The lawyers arguing for Shelby County are asking the Supreme Court to strike Section 5 from the Voting Rights Act. However, this is a constitutional issue because Congress, not the Supreme Court, is responsible for reauthorizing it, or not. “The thought the Supreme Court might overrule Congress, and take away voting rights should send a chill down the spine of every American,” Elizabeth MacNamara, President of the League of Women Voters said recently.
In Harvard Magazine’s July-August 2012 edition, Alexander Keyssar’s article, “Voter Suppression Returns,” addresses voting rights and partisan practices. He sheds light on the voter suppression efforts in 2011 and 2012 that many states were attempting to enact prior to the presidential election last November. He concludes: “the laws themselves are unworthy of a modern, sophisticated nation that identifies itself as democratic. They are not effective policy instruments; they chip away at the core democratic value of inclusiveness; and they resonate with the worst, rather than the best, of our political traditions.”
As the author of The Right to Vote: The Contested History of Democracy in the United States, he has much credibility on this issue. Keyssar also writes in the aforementioned article: “Like many critics of the recent legislation, I could welcome a photo ID requirement–if it were made clear that it was the responsibility of the state (rather than private citizens) to insure that every eligible man and woman possessed such documentation.”
Section 5 is still necessary today. It not only protects blacks, but all minorities, the elderly, students, the poor— actually, anyone who may have been blocked from casting a ballot or registering had these restrictive laws been enacted.

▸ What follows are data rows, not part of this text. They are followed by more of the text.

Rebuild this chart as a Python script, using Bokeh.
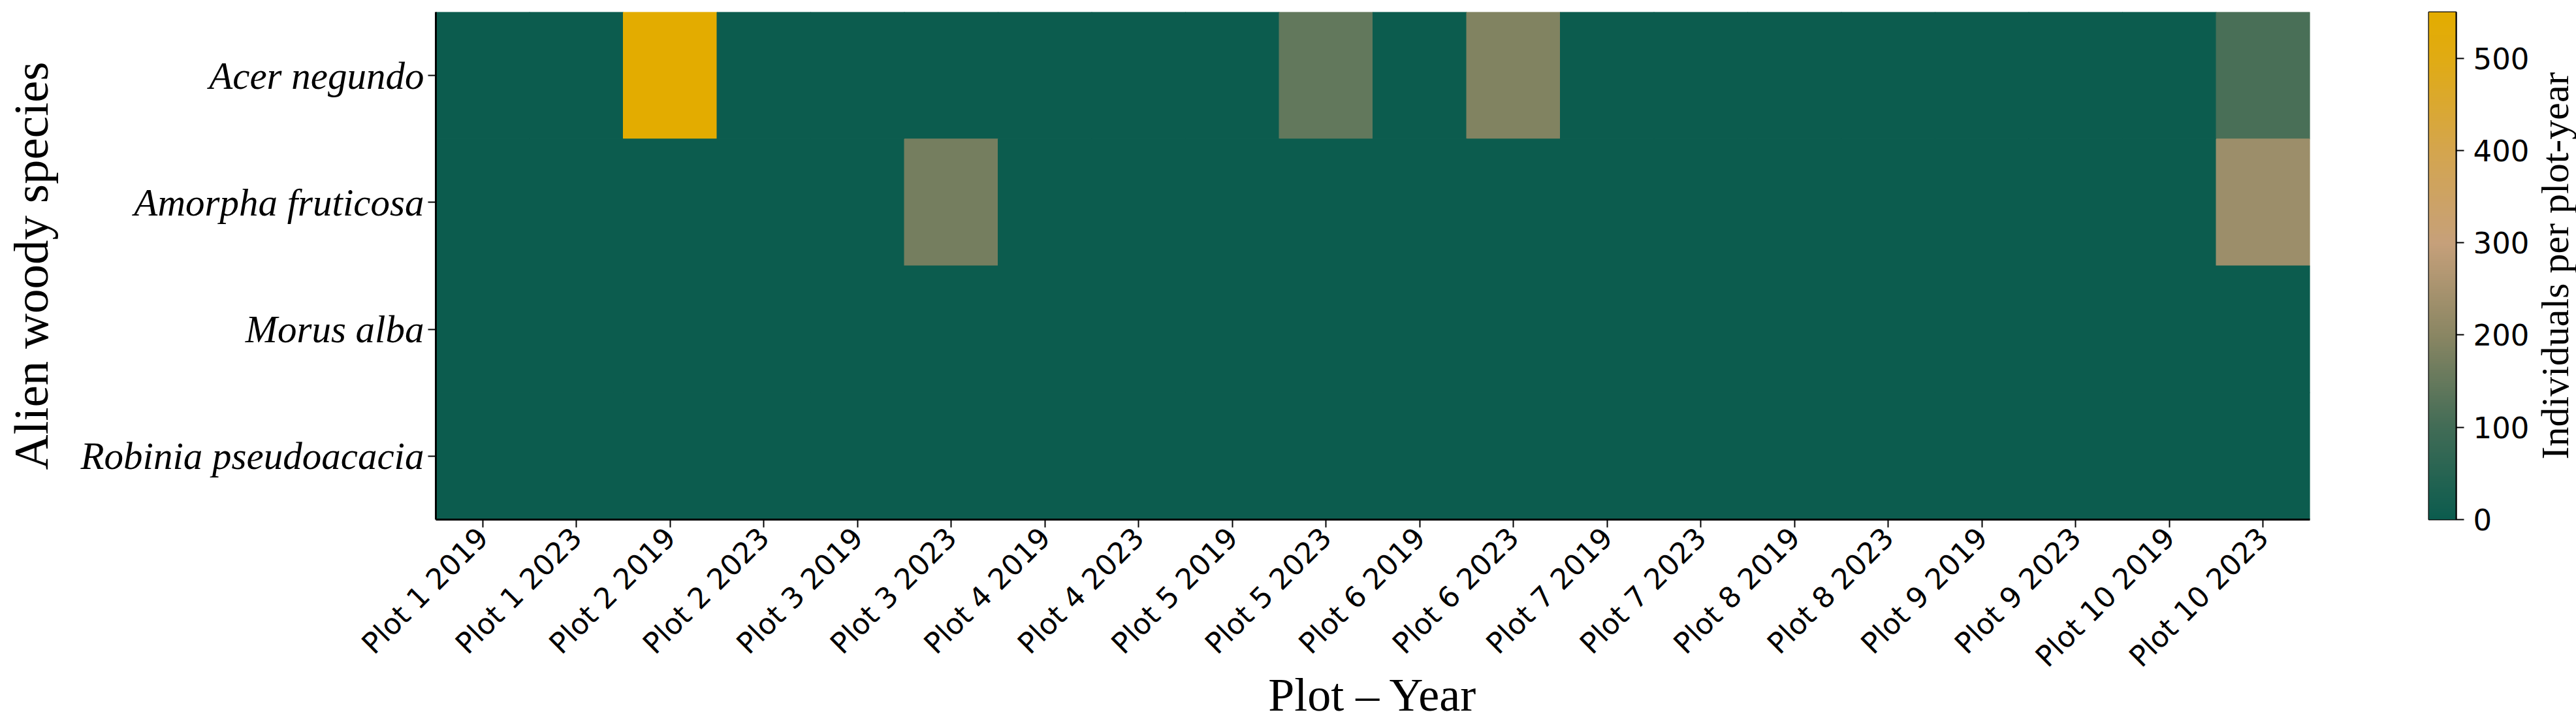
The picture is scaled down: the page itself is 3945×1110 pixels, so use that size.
import math
import numpy as np
from bokeh.plotting import figure
from bokeh.models import (ColumnDataSource, FactorRange, LinearColorMapper, Range1d,
                          FixedTicker)
from bokeh.transform import transform
from bokeh.layouts import row
from bokeh.embed import file_html
from bokeh.resources import INLINE

# ---------------- data ----------------
species = ["Acer negundo", "Amorpha fruticosa", "Morus alba", "Robinia pseudoacacia"]
plot_years = ["Plot 1 2019", "Plot 1 2023", "Plot 2 2019", "Plot 2 2023",
              "Plot 3 2019", "Plot 3 2023", "Plot 4 2019", "Plot 4 2023",
              "Plot 5 2019", "Plot 5 2023", "Plot 6 2019", "Plot 6 2023",
              "Plot 7 2019", "Plot 7 2023", "Plot 8 2019", "Plot 8 2023",
              "Plot 9 2019", "Plot 9 2023", "Plot 10 2019", "Plot 10 2023"]
acer_negundo = [0, 0, 550, 0, 0, 0, 0, 0, 0, 145, 0, 188, 0, 0, 0, 0, 0, 0, 0, 110]
amorpha_fruticosa = [0, 0, 0, 0, 0, 170, 0, 0, 0, 0, 0, 0, 0, 0, 0, 0, 0, 0, 0, 230]
morus_alba = [0, 0, 0, 0, 0, 0, 0, 0, 0, 0, 0, 0, 0, 0, 0, 0, 0, 0, 0, 0]
robinia_pseudoacacia = [0, 0, 0, 0, 0, 0, 0, 0, 0, 0, 0, 0, 0, 0, 0, 0, 0, 0, 0, 0]
cbar_ticks = [0, 100, 200, 300, 400, 500]
vmin, vmax = 0, 550
cbar_title = "Individuals per plot-year"

series = {"Acer negundo": acer_negundo, "Amorpha fruticosa": amorpha_fruticosa,
          "Morus alba": morus_alba, "Robinia pseudoacacia": robinia_pseudoacacia}
xs, ys, vs = [], [], []
for sp in species:
    for pl, v in zip(plot_years, series[sp]):
        xs.append(pl); ys.append(sp); vs.append(v)
src = ColumnDataSource(dict(plot=xs, species=ys, value=vs))

# ---------------- colour map ----------------
anchors_t = [0.0, 0.182, 0.364, 0.545, 0.727, 0.909, 1.0]
anchors_c = [(12, 92, 78), (66, 108, 86), (138, 134, 99), (198, 160, 122),
             (212, 165, 78), (224, 171, 20), (227, 172, 0)]
tt = np.linspace(0, 1, 256)
palette = []
for t in tt:
    r = np.interp(t, anchors_t, [c[0] for c in anchors_c])
    g = np.interp(t, anchors_t, [c[1] for c in anchors_c])
    b = np.interp(t, anchors_t, [c[2] for c in anchors_c])
    palette.append("#%02x%02x%02x" % (int(round(r)), int(round(g)), int(round(b))))
mapper = LinearColorMapper(palette=palette, low=vmin, high=vmax)

SERIF = "Liberation Serif"
SANS = "DejaVu Sans"

# ---------------- heatmap ----------------
p = figure(x_range=FactorRange(*plot_years), y_range=FactorRange(*species[::-1]),
           frame_width=2870, frame_height=777,
           min_border_left=667, min_border_right=163, min_border_top=18, min_border_bottom=5,
           output_backend="svg", toolbar_location=None)
p.rect(x="plot", y="species", width=1, height=1, source=src,
       fill_color=transform("value", mapper), line_color=transform("value", mapper),
       line_width=1)
p.xgrid.grid_line_color = None
p.ygrid.grid_line_color = None
p.outline_line_color = None
p.background_fill_color = "white"

for ax in (p.xaxis[0], p.yaxis[0]):
    ax.axis_line_color = "black"
    ax.axis_line_width = 3
    ax.major_tick_line_color = "black"
    ax.major_tick_line_width = 2
    ax.major_tick_out = 12
    ax.major_tick_in = 0
    ax.minor_tick_line_color = None
    ax.major_label_text_color = "black"
    ax.axis_label_text_color = "black"
    ax.axis_label_text_font = SERIF
    ax.axis_label_text_font_style = "normal"

p.xaxis.major_label_orientation = math.pi / 4
p.xaxis.major_label_text_font = SANS
p.xaxis.major_label_text_font_size = "44px"
p.xaxis.major_label_standoff = 8
p.xaxis.axis_label = "Plot \u2013 Year"
p.xaxis.axis_label_text_font_size = "72px"
p.xaxis.axis_label_standoff = -28

p.yaxis.major_label_text_font = SERIF
p.yaxis.major_label_text_font_style = "italic"
p.yaxis.major_label_text_font_size = "59px"
p.yaxis.major_label_standoff = 6
p.yaxis.axis_label = "Alien woody species"
p.yaxis.axis_label_text_font_size = "75px"
p.yaxis.axis_label_standoff = 32

# ---------------- colour bar ----------------
grad = np.linspace(vmin, vmax, 512).reshape(-1, 1)
cb = figure(x_range=Range1d(0, 1), y_range=Range1d(vmin, vmax),
            frame_width=42, frame_height=777, y_axis_location="right",
            min_border_left=19, min_border_right=0, min_border_top=18, min_border_bottom=30,
            output_backend="svg", toolbar_location=None)
cb.image(image=[grad], x=0, y=vmin, dw=1, dh=vmax - vmin, color_mapper=mapper)
cb.xaxis.visible = False
cb.xgrid.grid_line_color = None
cb.ygrid.grid_line_color = None
cb.outline_line_color = "black"
cb.outline_line_width = 2
ya = cb.yaxis[0]
ya.ticker = FixedTicker(ticks=cbar_ticks)
ya.axis_line_color = "black"
ya.axis_line_width = 2
ya.major_tick_line_color = "black"
ya.major_tick_line_width = 2
ya.major_tick_out = 12
ya.major_tick_in = 0
ya.minor_tick_line_color = None
ya.major_label_text_font = SANS
ya.major_label_text_font_size = "45px"
ya.major_label_text_color = "black"
ya.major_label_standoff = 14

# colour-bar title: a label-only left axis of a thin companion panel (reads bottom-to-top)
ct = figure(x_range=Range1d(0, 1), y_range=Range1d(vmin, vmax),
            frame_width=1, frame_height=777,
            min_border_left=0, min_border_right=0, min_border_top=18, min_border_bottom=30,
            output_backend="svg", toolbar_location=None)
ct.xaxis.visible = False
ct.xgrid.grid_line_color = None
ct.ygrid.grid_line_color = None
ct.outline_line_color = None
ta = ct.yaxis[0]
ta.ticker = FixedTicker(ticks=[])
ta.axis_line_color = None
ta.major_tick_line_color = None
ta.minor_tick_line_color = None
ta.major_label_text_font_size = "0px"
ta.major_label_standoff = 0
ta.major_tick_out = 0
ta.axis_label = cbar_title
ta.axis_label_text_font = SERIF
ta.axis_label_text_font_style = "normal"
ta.axis_label_text_font_size = "60px"
ta.axis_label_text_color = "black"
ta.axis_label_standoff = 0

layout = row(p, cb, ct)
open("out.html", "w").write(file_html(layout, INLINE))
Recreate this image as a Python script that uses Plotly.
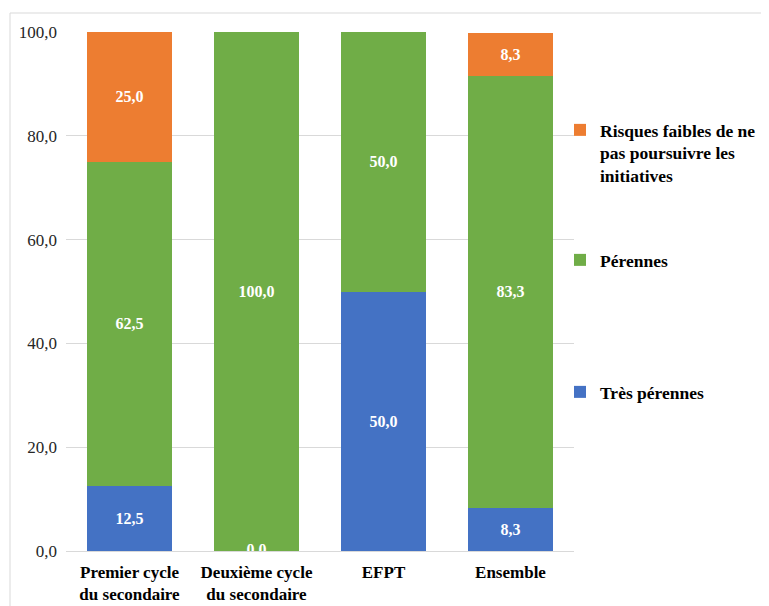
import plotly.graph_objects as go

categories = ["Premier cycle<br>du secondaire", "Deuxième cycle<br>du secondaire", "EFPT", "Ensemble"]
tres_perennes = [12.5, 0.0, 50.0, 8.3]
perennes = [62.5, 100.0, 50.0, 83.3]
risques = [25.0, 0.0, 0.0, 8.3]

blue = "#4472C4"
green = "#70AD47"
orange = "#ED7D31"
serif = "Liberation Serif, Times New Roman, serif"

# page body has an 8px margin, so the figure is drawn 8px smaller and offset
OFF = 8
W, H = 769 - OFF, 606 - OFF
L, R, T, B = 66 - OFF, 195, 32 - OFF, 55
pw, ph = W - L - R, H - T - B


def px_x(x):
    return (x - OFF - L) / pw


def px_y(y):
    return (H - B - (y - OFF)) / ph


def labels(vals):
    return ["" if v == 0 else f"{v:.1f}".replace(".", ",") for v in vals]


fig = go.Figure()
fig.add_trace(go.Bar(x=categories, y=tres_perennes, name="<b>Très pérennes</b>", marker_color=blue,
                     text=labels(tres_perennes), legend="legend3"))
fig.add_trace(go.Bar(x=categories, y=perennes, name="<b>Pérennes</b>", marker_color=green,
                     text=labels(perennes), legend="legend2"))
fig.add_trace(go.Bar(x=categories, y=risques,
                     name="<b>Risques faibles de ne<br>pas poursuivre les<br>initiatives</b>",
                     marker_color=orange, text=labels(risques), legend="legend"))

# the zero label shown at the bottom of the second bar
zero_x = [c for c, v in zip(categories, tres_perennes) if v == 0]
fig.add_trace(go.Scatter(x=zero_x, y=[0.0] * len(zero_x), mode="text", text=["<b>0,0</b>"] * len(zero_x),
                         textfont=dict(family=serif, size=16, color="white"),
                         textposition="middle center", cliponaxis=True, showlegend=False, hoverinfo="skip"))

fig.update_traces(selector=dict(type="bar"), textposition="inside", insidetextanchor="middle",
                  textangle=0, textfont=dict(family=serif, size=16, color="white", weight="bold"),
                  constraintext="none", marker_line_width=0)

legfont = dict(family=serif, size=17.5, color="black", weight="bold")
common = dict(x=px_x(560), xanchor="left", yanchor="top", font=legfont, bgcolor="rgba(0,0,0,0)",
              itemwidth=30, valign="top")

fig.update_layout(
    width=W, height=H,
    margin=dict(l=L, r=R, t=T, b=B, autoexpand=False),
    barmode="stack",
    bargap=0.33,
    separators=", ",
    plot_bgcolor="white",
    paper_bgcolor="white",
    font=dict(family=serif, color="black"),
    legend=dict(y=px_y(112), **common),
    legend2=dict(y=px_y(242), **common),
    legend3=dict(y=px_y(374), **common),
    xaxis=dict(tickfont=dict(family=serif, size=17, color="black", weight="bold"),
               showline=False, ticks="", showgrid=False, ticklabelstandoff=9),
    yaxis=dict(range=[0, 100], dtick=20, tickformat=".1f", showgrid=True, gridcolor="#D9D9D9",
               gridwidth=1, zeroline=True, zerolinecolor="#D9D9D9", zerolinewidth=1,
               tickfont=dict(family=serif, size=17, color="#262626"),
               ticklabelstandoff=8),
    shapes=[
        dict(type="line", xref="paper", yref="paper", x0=px_x(10), x1=px_x(769), y0=px_y(13), y1=px_y(13),
             line=dict(color="#D9D9D9", width=1)),
        dict(type="line", xref="paper", yref="paper", x0=px_x(10), x1=px_x(10), y0=px_y(13), y1=px_y(606),
             line=dict(color="#D9D9D9", width=1)),
    ],
)

fig.write_html("out.html")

Congress reauthorized Section 5 in 2006 until 2031, and it should remain law as long as state legislators try to pull stunts to suppress the vote. The goal should be to expand the franchise, not shrink it. Voting should be free, fair, and accessible. Once we achieve that goal, then maybe it will finally be time to bid farewell to Section 5.
President George W. Bush signs the reauthorization of the Voting Rights Act in July 2006 (Photo credit: Wikipedia)
* South Carolina’s law was only postponed until 2013. The 3-judge panel ruled that barriers to obtaining a photo ID were not overly burdensome nor discriminatory, however, educating voters about the changes and implementing them couldn’t be accomplished in time for the November 2012 Presidential election.
Cross-posted at The Feisty Liberal.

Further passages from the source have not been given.